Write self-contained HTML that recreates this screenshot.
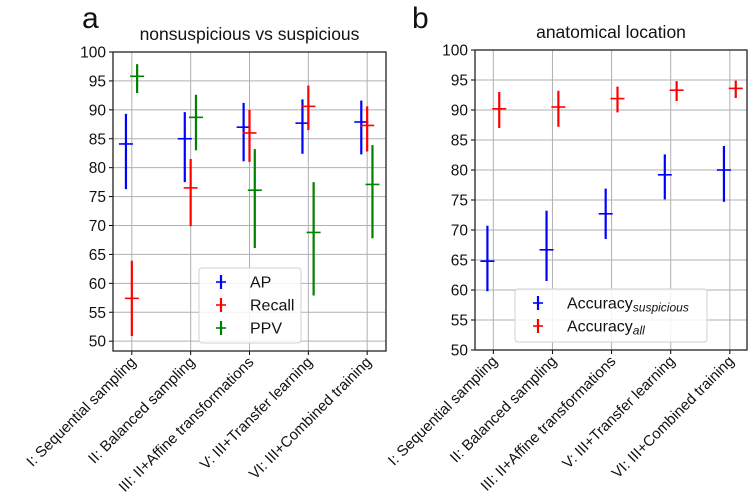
<!DOCTYPE html>
<html><head><meta charset="utf-8"><style>
html,body{margin:0;padding:0;background:#fff;}
svg{display:block;font-family:"Liberation Sans","DejaVu Sans",sans-serif;}
</style></head><body>
<svg id="chart" width="749" height="499" viewBox="0 0 749 499"></svg>
<script>
const categories=["I: Sequential sampling","II: Balanced sampling","III: II+Affine transformations","V: III+Transfer learning","VI: III+Combined training"];
const apVal=[84.1,85.0,87.0,87.7,87.9];
const apLo=[76.3,77.5,81.1,82.4,82.3];
const apHi=[89.3,89.6,91.2,91.8,91.6];
const recVal=[57.4,76.5,86.0,90.6,87.3];
const recLo=[50.9,69.9,81.0,86.5,82.8];
const recHi=[63.9,81.5,90.0,94.2,90.6];
const ppvVal=[95.8,88.7,76.1,68.8,77.1];
const ppvLo=[92.9,83.0,66.1,57.9,67.8];
const ppvHi=[97.9,92.6,83.2,77.5,83.9];
const susVal=[64.8,66.7,72.7,79.2,80.0];
const susLo=[59.8,61.5,68.5,75.1,74.7];
const susHi=[70.7,73.2,76.9,82.6,84.0];
const allVal=[90.2,90.5,91.9,93.3,93.6];
const allLo=[87.0,87.2,89.6,91.5,92.0];
const allHi=[93.0,93.2,93.9,94.8,94.9];
const yTicks=[50,55,60,65,70,75,80,85,90,95,100];

const NS="http://www.w3.org/2000/svg";
const svg=document.getElementById('chart');
function mk(tag,attrs,parent){const e=document.createElementNS(NS,tag);for(const k in attrs)e.setAttribute(k,attrs[k]);(parent||svg).appendChild(e);return e;}

function panel(cfg){
  const g=mk('g',{});
  
  
  const xs=i=>cfg.x0+(i-cfg.xmin)/(cfg.xmax-cfg.xmin)*(cfg.x1-cfg.x0);
  const ys=v=>cfg.y1-(v-cfg.ymin)/(cfg.ymax-cfg.ymin)*(cfg.y1-cfg.y0);
  yTicks.forEach(t=>{
    const l=mk('line',{x1:cfg.x0,x2:cfg.x1,y1:ys(t),y2:ys(t),stroke:'#b0b0b0','stroke-width':1},g);
    
    
    const tk=mk('line',{x1:cfg.x0-4,x2:cfg.x0,y1:ys(t),y2:ys(t),stroke:'#000','stroke-width':1},g);
    
    
    const tx=mk('text',{x:cfg.x0-7,y:ys(t)+5.5,'text-anchor':'end','font-size':15.5,fill:'#111'},g);
    tx.textContent=t;
    
    
  });
  categories.forEach((c,i)=>{
    const x=xs(i);
    const l=mk('line',{x1:x,x2:x,y1:cfg.y0,y2:cfg.y1,stroke:'#b0b0b0','stroke-width':1},g);
    
    
    const tk=mk('line',{x1:x,x2:x,y1:cfg.y1,y2:cfg.y1+4,stroke:'#000','stroke-width':1},g);
    
    
    const tx=mk('text',{x:x+5,y:cfg.y1+12,'text-anchor':'end','font-size':15,fill:'#111',transform:`rotate(-45 ${x+5} ${cfg.y1+12})`},g);
    tx.textContent=c;
    
    
  });
  cfg.series.forEach(s=>{
    s.val.forEach((v,i)=>{
      const x=xs(i+s.off);
      const sg=mk('g',{},g);
      
      
      mk('line',{x1:x,x2:x,y1:ys(s.lo[i]),y2:ys(s.hi[i]),stroke:s.color,'stroke-width':2.2},sg);
      mk('line',{x1:x-7,x2:x+7,y1:ys(v),y2:ys(v),stroke:s.color,'stroke-width':1.6},sg);
    });
  });
  const fr=mk('rect',{x:cfg.x0,y:cfg.y0,width:cfg.x1-cfg.x0,height:cfg.y1-cfg.y0,fill:'none',stroke:'#222','stroke-width':1.3},g);
  
  
  const ti=mk('text',{x:(cfg.x0+cfg.x1)/2,y:cfg.y0-12,'text-anchor':'middle','font-size':17.5,fill:'#111'},g);
  ti.textContent=cfg.title;
  
  
  const lt=mk('text',{x:cfg.letterX,y:28,'font-size':30,fill:'#111'},g);
  lt.textContent=cfg.letter;
  
  
  const L=cfg.legend;
  const lg=mk('g',{},g);
  
  
  mk('rect',{x:L.x,y:L.y,width:L.w,height:L.h,rx:3,fill:'#fff','fill-opacity':0.85,stroke:'#d0d0d0'},lg);
  cfg.series.forEach((s,k)=>{
    const cy=L.y+14+k*L.step;
    const e=mk('g',{},lg);
    
    
    mk('line',{x1:L.mx,x2:L.mx,y1:cy-7,y2:cy+7,stroke:s.color,'stroke-width':2.2},e);
    mk('line',{x1:L.mx-5,x2:L.mx+5,y1:cy,y2:cy,stroke:s.color,'stroke-width':1.6},e);
    const t=mk('text',{x:L.tx,y:cy+5.5,'font-size':16,fill:'#111'},e);
    t.textContent=s.label;
    if(s.sub){const ts=mk('tspan',{'font-size':12,'font-style':'italic',dy:3},t);ts.textContent=s.sub;}
  });
}

panel({name:'panel-a',letter:'a',letterX:82,title:'nonsuspicious vs suspicious',x0:113,x1:386,y0:52,y1:351,xmin:-0.32,xmax:4.32,ymin:48.3,ymax:100,
  series:[{key:'ap',label:'AP',color:'#0000ff',val:apVal,lo:apLo,hi:apHi,off:-0.1},
          {key:'recall',label:'Recall',color:'#ff0000',val:recVal,lo:recLo,hi:recHi,off:0},
          {key:'ppv',label:'PPV',color:'#008000',val:ppvVal,lo:ppvLo,hi:ppvHi,off:0.09}],
  legend:{x:199,y:268,w:102,h:75,step:23,mx:221,tx:250}});
panel({name:'panel-b',letter:'b',letterX:412,title:'anatomical location',x0:475,x1:747,y0:50,y1:350,xmin:-0.31,xmax:4.29,ymin:50,ymax:100,
  series:[{key:'acc-suspicious',label:'Accuracy',sub:'suspicious',color:'#0000ff',val:susVal,lo:susLo,hi:susHi,off:-0.1},
          {key:'acc-all',label:'Accuracy',sub:'all',color:'#ff0000',val:allVal,lo:allLo,hi:allHi,off:0.1}],
  legend:{x:515,y:289,w:192,h:53,step:23,mx:538,tx:567}});
</script>
</body></html>
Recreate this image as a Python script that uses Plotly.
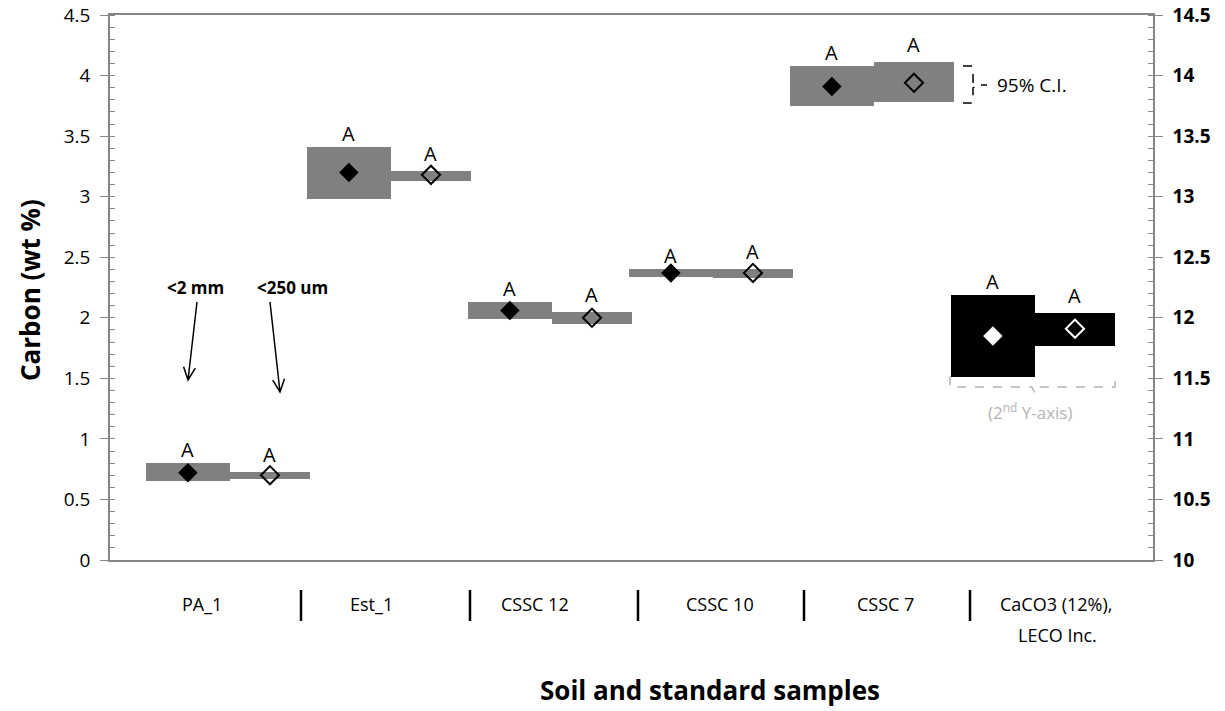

■ **Written request**:
Reproduce the listing word for word and omit its pictures.

■ **Solution below**:
Write self-contained HTML that recreates this screenshot.
<!DOCTYPE html>
<html><head><meta charset="utf-8"><style>
html,body{margin:0;padding:0;background:#fff;}
svg{display:block;font-family:"Liberation Sans","DejaVu Sans",sans-serif;}
</style></head><body>
<svg id="chart" width="749" height="499" viewBox="0 0 749 499"></svg>
<script>
const categories=["I: Sequential sampling","II: Balanced sampling","III: II+Affine transformations","V: III+Transfer learning","VI: III+Combined training"];
const apVal=[84.1,85.0,87.0,87.7,87.9];
const apLo=[76.3,77.5,81.1,82.4,82.3];
const apHi=[89.3,89.6,91.2,91.8,91.6];
const recVal=[57.4,76.5,86.0,90.6,87.3];
const recLo=[50.9,69.9,81.0,86.5,82.8];
const recHi=[63.9,81.5,90.0,94.2,90.6];
const ppvVal=[95.8,88.7,76.1,68.8,77.1];
const ppvLo=[92.9,83.0,66.1,57.9,67.8];
const ppvHi=[97.9,92.6,83.2,77.5,83.9];
const susVal=[64.8,66.7,72.7,79.2,80.0];
const susLo=[59.8,61.5,68.5,75.1,74.7];
const susHi=[70.7,73.2,76.9,82.6,84.0];
const allVal=[90.2,90.5,91.9,93.3,93.6];
const allLo=[87.0,87.2,89.6,91.5,92.0];
const allHi=[93.0,93.2,93.9,94.8,94.9];
const yTicks=[50,55,60,65,70,75,80,85,90,95,100];

const NS="http://www.w3.org/2000/svg";
const svg=document.getElementById('chart');
function mk(tag,attrs,parent){const e=document.createElementNS(NS,tag);for(const k in attrs)e.setAttribute(k,attrs[k]);(parent||svg).appendChild(e);return e;}

function panel(cfg){
  const g=mk('g',{});
  
  
  const xs=i=>cfg.x0+(i-cfg.xmin)/(cfg.xmax-cfg.xmin)*(cfg.x1-cfg.x0);
  const ys=v=>cfg.y1-(v-cfg.ymin)/(cfg.ymax-cfg.ymin)*(cfg.y1-cfg.y0);
  yTicks.forEach(t=>{
    const l=mk('line',{x1:cfg.x0,x2:cfg.x1,y1:ys(t),y2:ys(t),stroke:'#b0b0b0','stroke-width':1},g);
    
    
    const tk=mk('line',{x1:cfg.x0-4,x2:cfg.x0,y1:ys(t),y2:ys(t),stroke:'#000','stroke-width':1},g);
    
    
    const tx=mk('text',{x:cfg.x0-7,y:ys(t)+5.5,'text-anchor':'end','font-size':15.5,fill:'#111'},g);
    tx.textContent=t;
    
    
  });
  categories.forEach((c,i)=>{
    const x=xs(i);
    const l=mk('line',{x1:x,x2:x,y1:cfg.y0,y2:cfg.y1,stroke:'#b0b0b0','stroke-width':1},g);
    
    
    const tk=mk('line',{x1:x,x2:x,y1:cfg.y1,y2:cfg.y1+4,stroke:'#000','stroke-width':1},g);
    
    
    const tx=mk('text',{x:x+5,y:cfg.y1+12,'text-anchor':'end','font-size':15,fill:'#111',transform:`rotate(-45 ${x+5} ${cfg.y1+12})`},g);
    tx.textContent=c;
    
    
  });
  cfg.series.forEach(s=>{
    s.val.forEach((v,i)=>{
      const x=xs(i+s.off);
      const sg=mk('g',{},g);
      
      
      mk('line',{x1:x,x2:x,y1:ys(s.lo[i]),y2:ys(s.hi[i]),stroke:s.color,'stroke-width':2.2},sg);
      mk('line',{x1:x-7,x2:x+7,y1:ys(v),y2:ys(v),stroke:s.color,'stroke-width':1.6},sg);
    });
  });
  const fr=mk('rect',{x:cfg.x0,y:cfg.y0,width:cfg.x1-cfg.x0,height:cfg.y1-cfg.y0,fill:'none',stroke:'#222','stroke-width':1.3},g);
  
  
  const ti=mk('text',{x:(cfg.x0+cfg.x1)/2,y:cfg.y0-12,'text-anchor':'middle','font-size':17.5,fill:'#111'},g);
  ti.textContent=cfg.title;
  
  
  const lt=mk('text',{x:cfg.letterX,y:28,'font-size':30,fill:'#111'},g);
  lt.textContent=cfg.letter;
  
  
  const L=cfg.legend;
  const lg=mk('g',{},g);
  
  
  mk('rect',{x:L.x,y:L.y,width:L.w,height:L.h,rx:3,fill:'#fff','fill-opacity':0.85,stroke:'#d0d0d0'},lg);
  cfg.series.forEach((s,k)=>{
    const cy=L.y+14+k*L.step;
    const e=mk('g',{},lg);
    
    
    mk('line',{x1:L.mx,x2:L.mx,y1:cy-7,y2:cy+7,stroke:s.color,'stroke-width':2.2},e);
    mk('line',{x1:L.mx-5,x2:L.mx+5,y1:cy,y2:cy,stroke:s.color,'stroke-width':1.6},e);
    const t=mk('text',{x:L.tx,y:cy+5.5,'font-size':16,fill:'#111'},e);
    t.textContent=s.label;
    if(s.sub){const ts=mk('tspan',{'font-size':12,'font-style':'italic',dy:3},t);ts.textContent=s.sub;}
  });
}

panel({name:'panel-a',letter:'a',letterX:82,title:'nonsuspicious vs suspicious',x0:113,x1:386,y0:52,y1:351,xmin:-0.32,xmax:4.32,ymin:48.3,ymax:100,
  series:[{key:'ap',label:'AP',color:'#0000ff',val:apVal,lo:apLo,hi:apHi,off:-0.1},
          {key:'recall',label:'Recall',color:'#ff0000',val:recVal,lo:recLo,hi:recHi,off:0},
          {key:'ppv',label:'PPV',color:'#008000',val:ppvVal,lo:ppvLo,hi:ppvHi,off:0.09}],
  legend:{x:199,y:268,w:102,h:75,step:23,mx:221,tx:250}});
panel({name:'panel-b',letter:'b',letterX:412,title:'anatomical location',x0:475,x1:747,y0:50,y1:350,xmin:-0.31,xmax:4.29,ymin:50,ymax:100,
  series:[{key:'acc-suspicious',label:'Accuracy',sub:'suspicious',color:'#0000ff',val:susVal,lo:susLo,hi:susHi,off:-0.1},
          {key:'acc-all',label:'Accuracy',sub:'all',color:'#ff0000',val:allVal,lo:allLo,hi:allHi,off:0.1}],
  legend:{x:515,y:289,w:192,h:53,step:23,mx:538,tx:567}});
</script>
</body></html>
Recreate this image as a Python script that uses Plotly.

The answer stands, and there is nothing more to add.